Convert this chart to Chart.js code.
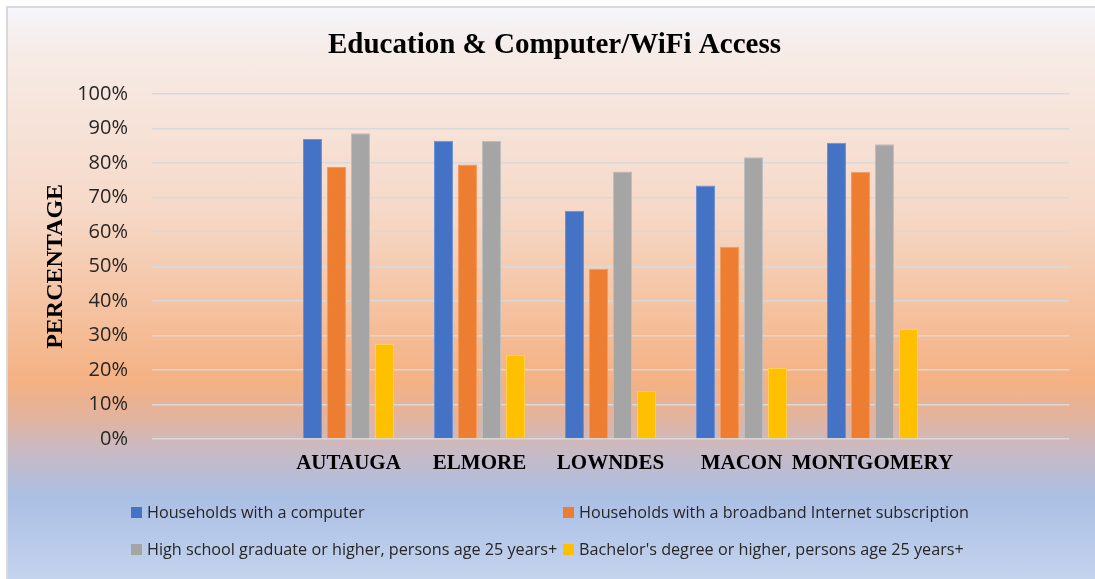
<!DOCTYPE html>
<html>
<head>
<meta charset="utf-8">
<script src="https://cdn.jsdelivr.net/npm/chart.js@4.4.0/dist/chart.umd.min.js"></script>
<style>
  html, body { margin: 0; padding: 0; background: #fff; }
  body { width: 1095px; height: 579px; position: relative; overflow: hidden; }
  .panel {
    position: absolute; left: 6px; top: 6px; right: -4px; bottom: -4px;
    border-left: 2px solid #d9d9d9; border-top: 2px solid #d9d9d9;
    background: linear-gradient(to bottom,
      #f5f6fb 0%, #f6ebe6 8%, #f6d9c8 35%, #f4b183 65%,
      #e3b39d 71%, #c8bac4 77%, #abbfe4 85%, #c5d4ee 100%);
  }
  #wrap { position: absolute; left: 0; top: 0; width: 1095px; height: 579px; }
  .legend { position: absolute; left: 0; top: 0; font-family: "Open Sans", sans-serif; font-size: 16.2px; color: #262626; }
  .legend .item { position: absolute; display: flex; align-items: center; white-space: nowrap; transform: translateY(-50%); }
  .legend .box { width: 11px; height: 11px; margin-right: 5px; }
</style>
</head>
<body>
<div class="panel"></div>
<div id="wrap"><canvas id="myChart" width="1095" height="579"></canvas></div>
<div class="legend" id="legend"></div>
<script>
const counties = ['', 'AUTAUGA', 'ELMORE', 'LOWNDES', 'MACON', 'MONTGOMERY', ''];
const computer = [null, 86.9, 86.4, 66.1, 73.4, 85.8, null];
const broadband = [null, 78.8, 79.5, 49.3, 55.7, 77.4, null];
const highSchool = [null, 88.6, 86.3, 77.5, 81.6, 85.4, null];
const bachelor = [null, 27.5, 24.3, 14.0, 20.6, 31.9, null];
const yTicks = [0, 10, 20, 30, 40, 50, 60, 70, 80, 90, 100];

const seriesNames = [
	'Households with a computer',
	'Households with a broadband Internet subscription',
	'High school graduate or higher, persons age 25 years+',
	"Bachelor's degree or higher, persons age 25 years+"
];
const colors = ['#4472c4', '#ed7d31', '#a5a5a5', '#ffc000'];
const edges = ['#6d90d2', '#f29a5e', '#bdbdbd', '#ffcf4d'];

const makeSet = (i, data) => ({
	label: seriesNames[i],
	data: data,
	backgroundColor: colors[i],
	borderColor: edges[i],
	borderWidth: 1,
	categoryPercentage: 0.733,
	barPercentage: 0.79
});

const ctx = document.getElementById('myChart').getContext('2d');
let myChart = new Chart(ctx, {
	type: 'bar',
	data: {
		labels: counties,
		datasets: [
			makeSet(0, computer),
			makeSet(1, broadband),
			makeSet(2, highSchool),
			makeSet(3, bachelor)
		]
	},
	options: {
		responsive: false,
		animation: false,
		layout: { padding: { left: 14, right: 0, top: 0, bottom: 100 } },
		plugins: {
			legend: { display: false },
			tooltip: { enabled: false },
			title: {
				display: true,
				text: 'Education & Computer/WiFi Access',
				color: '#000',
				font: { family: 'Liberation Serif', size: 29, weight: 'bold' },
				padding: { top: 28, bottom: 31 }
			}
		},
		scales: {
			x: {
				grid: { display: false, drawTicks: false },
				border: { display: false },
				ticks: {
					color: '#000',
					padding: 12,
					maxRotation: 0,
					minRotation: 0,
					autoSkip: false,
					font: { family: 'Liberation Serif', size: 21, weight: 'bold' }
				},
				afterFit: scale => { scale.height = 40; }
			},
			y: {
				min: 0,
				max: 100,
				afterBuildTicks: scale => { scale.ticks = yTicks.map(v => ({ value: v })); },
				grid: { color: '#d9d9d9', lineWidth: 1.5, drawTicks: false },
				border: { display: false },
				ticks: {
					color: '#262626',
					padding: 24,
					font: { family: 'Open Sans', size: 20 },
					callback: v => v + '%'
				},
				title: {
					display: true,
					text: 'PERCENTAGE',
					color: '#000',
					font: { family: 'Liberation Serif', size: 24, weight: 'bold' },
					padding: { top: 27, bottom: 0 }
				},
				afterFit: scale => { scale.width = 138; }
			},
			// empty strip on the right so the plot ends where the reference does
			spacer: {
				type: 'linear',
				position: 'right',
				grid: { display: false, drawTicks: false },
				border: { display: false },
				ticks: { display: false },
				afterFit: scale => { scale.width = 26; }
			}
		}
	}
});

// two-column legend under the chart
const legendPos = [[131, 512], [563, 512], [131, 549], [563, 549]];
const legendEl = document.getElementById('legend');
myChart.data.datasets.forEach((ds, i) => {
	const item = document.createElement('div');
	item.className = 'item';
	item.style.left = legendPos[i][0] + 'px';
	item.style.top = legendPos[i][1] + 'px';
	const box = document.createElement('span');
	box.className = 'box';
	box.style.background = ds.backgroundColor;
	const txt = document.createElement('span');
	txt.textContent = ds.label;
	item.appendChild(box);
	item.appendChild(txt);
	legendEl.appendChild(item);
});
</script>
</body>
</html>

* _Requirements_
Transcribe the listing in full. Omit the pictures and keep every line exact.

* _Response to this exercise_
Convert this chart to Chart.js code.
<!DOCTYPE html>
<html>
<head>
<meta charset="utf-8">
<script src="https://cdn.jsdelivr.net/npm/chart.js@4.4.0/dist/chart.umd.min.js"></script>
<style>
  html, body { margin: 0; padding: 0; background: #fff; }
  body { width: 1095px; height: 579px; position: relative; overflow: hidden; }
  .panel {
    position: absolute; left: 6px; top: 6px; right: -4px; bottom: -4px;
    border-left: 2px solid #d9d9d9; border-top: 2px solid #d9d9d9;
    background: linear-gradient(to bottom,
      #f5f6fb 0%, #f6ebe6 8%, #f6d9c8 35%, #f4b183 65%,
      #e3b39d 71%, #c8bac4 77%, #abbfe4 85%, #c5d4ee 100%);
  }
  #wrap { position: absolute; left: 0; top: 0; width: 1095px; height: 579px; }
  .legend { position: absolute; left: 0; top: 0; font-family: "Open Sans", sans-serif; font-size: 16.2px; color: #262626; }
  .legend .item { position: absolute; display: flex; align-items: center; white-space: nowrap; transform: translateY(-50%); }
  .legend .box { width: 11px; height: 11px; margin-right: 5px; }
</style>
</head>
<body>
<div class="panel"></div>
<div id="wrap"><canvas id="myChart" width="1095" height="579"></canvas></div>
<div class="legend" id="legend"></div>
<script>
const counties = ['', 'AUTAUGA', 'ELMORE', 'LOWNDES', 'MACON', 'MONTGOMERY', ''];
const computer = [null, 86.9, 86.4, 66.1, 73.4, 85.8, null];
const broadband = [null, 78.8, 79.5, 49.3, 55.7, 77.4, null];
const highSchool = [null, 88.6, 86.3, 77.5, 81.6, 85.4, null];
const bachelor = [null, 27.5, 24.3, 14.0, 20.6, 31.9, null];
const yTicks = [0, 10, 20, 30, 40, 50, 60, 70, 80, 90, 100];

const seriesNames = [
	'Households with a computer',
	'Households with a broadband Internet subscription',
	'High school graduate or higher, persons age 25 years+',
	"Bachelor's degree or higher, persons age 25 years+"
];
const colors = ['#4472c4', '#ed7d31', '#a5a5a5', '#ffc000'];
const edges = ['#6d90d2', '#f29a5e', '#bdbdbd', '#ffcf4d'];

const makeSet = (i, data) => ({
	label: seriesNames[i],
	data: data,
	backgroundColor: colors[i],
	borderColor: edges[i],
	borderWidth: 1,
	categoryPercentage: 0.733,
	barPercentage: 0.79
});

const ctx = document.getElementById('myChart').getContext('2d');
let myChart = new Chart(ctx, {
	type: 'bar',
	data: {
		labels: counties,
		datasets: [
			makeSet(0, computer),
			makeSet(1, broadband),
			makeSet(2, highSchool),
			makeSet(3, bachelor)
		]
	},
	options: {
		responsive: false,
		animation: false,
		layout: { padding: { left: 14, right: 0, top: 0, bottom: 100 } },
		plugins: {
			legend: { display: false },
			tooltip: { enabled: false },
			title: {
				display: true,
				text: 'Education & Computer/WiFi Access',
				color: '#000',
				font: { family: 'Liberation Serif', size: 29, weight: 'bold' },
				padding: { top: 28, bottom: 31 }
			}
		},
		scales: {
			x: {
				grid: { display: false, drawTicks: false },
				border: { display: false },
				ticks: {
					color: '#000',
					padding: 12,
					maxRotation: 0,
					minRotation: 0,
					autoSkip: false,
					font: { family: 'Liberation Serif', size: 21, weight: 'bold' }
				},
				afterFit: scale => { scale.height = 40; }
			},
			y: {
				min: 0,
				max: 100,
				afterBuildTicks: scale => { scale.ticks = yTicks.map(v => ({ value: v })); },
				grid: { color: '#d9d9d9', lineWidth: 1.5, drawTicks: false },
				border: { display: false },
				ticks: {
					color: '#262626',
					padding: 24,
					font: { family: 'Open Sans', size: 20 },
					callback: v => v + '%'
				},
				title: {
					display: true,
					text: 'PERCENTAGE',
					color: '#000',
					font: { family: 'Liberation Serif', size: 24, weight: 'bold' },
					padding: { top: 27, bottom: 0 }
				},
				afterFit: scale => { scale.width = 138; }
			},
			// empty strip on the right so the plot ends where the reference does
			spacer: {
				type: 'linear',
				position: 'right',
				grid: { display: false, drawTicks: false },
				border: { display: false },
				ticks: { display: false },
				afterFit: scale => { scale.width = 26; }
			}
		}
	}
});

// two-column legend under the chart
const legendPos = [[131, 512], [563, 512], [131, 549], [563, 549]];
const legendEl = document.getElementById('legend');
myChart.data.datasets.forEach((ds, i) => {
	const item = document.createElement('div');
	item.className = 'item';
	item.style.left = legendPos[i][0] + 'px';
	item.style.top = legendPos[i][1] + 'px';
	const box = document.createElement('span');
	box.className = 'box';
	box.style.background = ds.backgroundColor;
	const txt = document.createElement('span');
	txt.textContent = ds.label;
	item.appendChild(box);
	item.appendChild(txt);
	legendEl.appendChild(item);
});
</script>
</body>
</html>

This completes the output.